Ecclesiastes describes this poignantly: ‘Vanity of vanities, saith the Preacher, vanity of vanities; all is vanity.’ The implication is everything is futile and short-lived as the world continues to turn, and the sun rises and sets as before. Thus, men cannot alter things in any meaningful way. In the same manner, this extends not only to things done in vain but the vanity of appearance itself. Proverbs 31:30 asserts ‘…beauty is fleeting; but the woman who fears the Lord is to be praised.’ I’d never thought I could relate to the Evil Queen up until the last few months when all I did, and all I sought was beauty in every aspect except my heart. Those years of dieting never proved useful until I had finally gotten down to a weight deemed desirable. I hadn’t realized I was losing weight until my mother came to visit in September and started worrying about me. It hadn’t presented itself alarming that I had stopped eating regularly because I was severely throwing myself into an emotional rollercoaster in a relationship doomed from the start. As one who struggled with addiction in the past, the confidence that initially stemmed from the weight loss quickly turned into obsession. I started caring more about what I wore, paying more attention to how much I ate, and how much I worked out. The taste of obsession from my adolescence kept my mind unknowingly occupied specifically over the past months and traces back to the thought that went, ‘If you became prettier and took nicer pictures to post online, he’ll regret everything and go back to you.’  

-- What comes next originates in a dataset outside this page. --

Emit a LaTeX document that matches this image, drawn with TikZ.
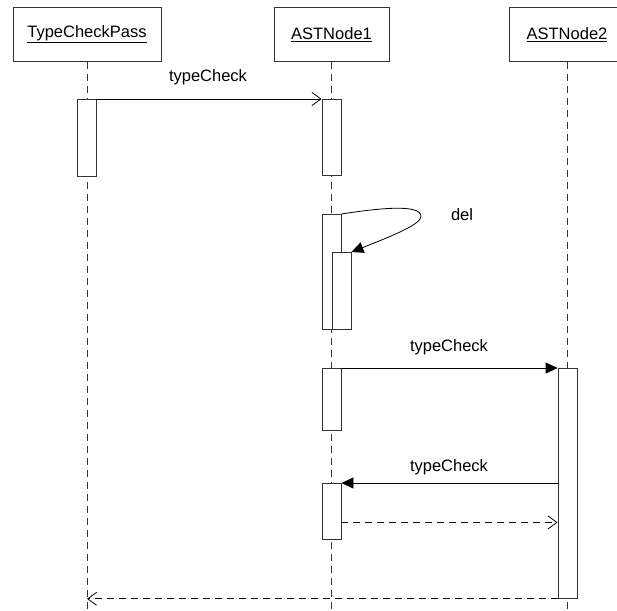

The fear of losing control, made me lose control. I lost control of my judgment, my priority of developing an intimate relationship with God, and my desire to focus on heavenly matters (not checking the weather to see if it would be a good day to take pictures for my ex to see.)  The constant chasing and the feeling of inadequacy in this culture of comparison becomes intoxicating to the point that you’re exhausted. So, I cried. I cried after my mother and I had a squabble because the pictures she took of me at the park in an outfit I meticulously planned, in a hair I washed and styled, and in new makeup I applied turned out horrible. We had a heavy meal at a sushi restaurant and walked to St James to digest our food. It seemed the perfect opportunity to take pictures, so my mom helped. I increasingly got annoyed as the more pictures she took, the worse they looked. My gut was sticking out, my hair wasn’t right, and the lighting was bad. In the end, I gave up. On the way home, my mother said ‘perfectionism is an evil spirit. Your sister used to be that way. I can’t imagine you with a partner who can tolerate this kind of behaviour.’ I kept quiet. When we got home, I expected nothing but a further lecture. Surprisingly, she apologized. She looked at me in a way that went, ‘I know.’ Owing to our complicated relationship, she knew those pictures did not provoke a mere temporary feeling of sadness, but a deep-rooted plethora of hatred towards oneself. Especially in this season of waiting and uncertainty, if one has at least one thing good going for them in a day, it’s sufficient to keep them from flinging themselves off a building. Yes, this also means stooping shallower than the Kardashians that if I got some good pictures of myself that day, I felt okay. This brings us to the point of this rant, ‘Who are we doing these for – the world, or God?’ Or even if it is for God, is it really what He wants and cares about? Isn’t such a question rendered meaningless as King Solomon states in Ecclesiastes?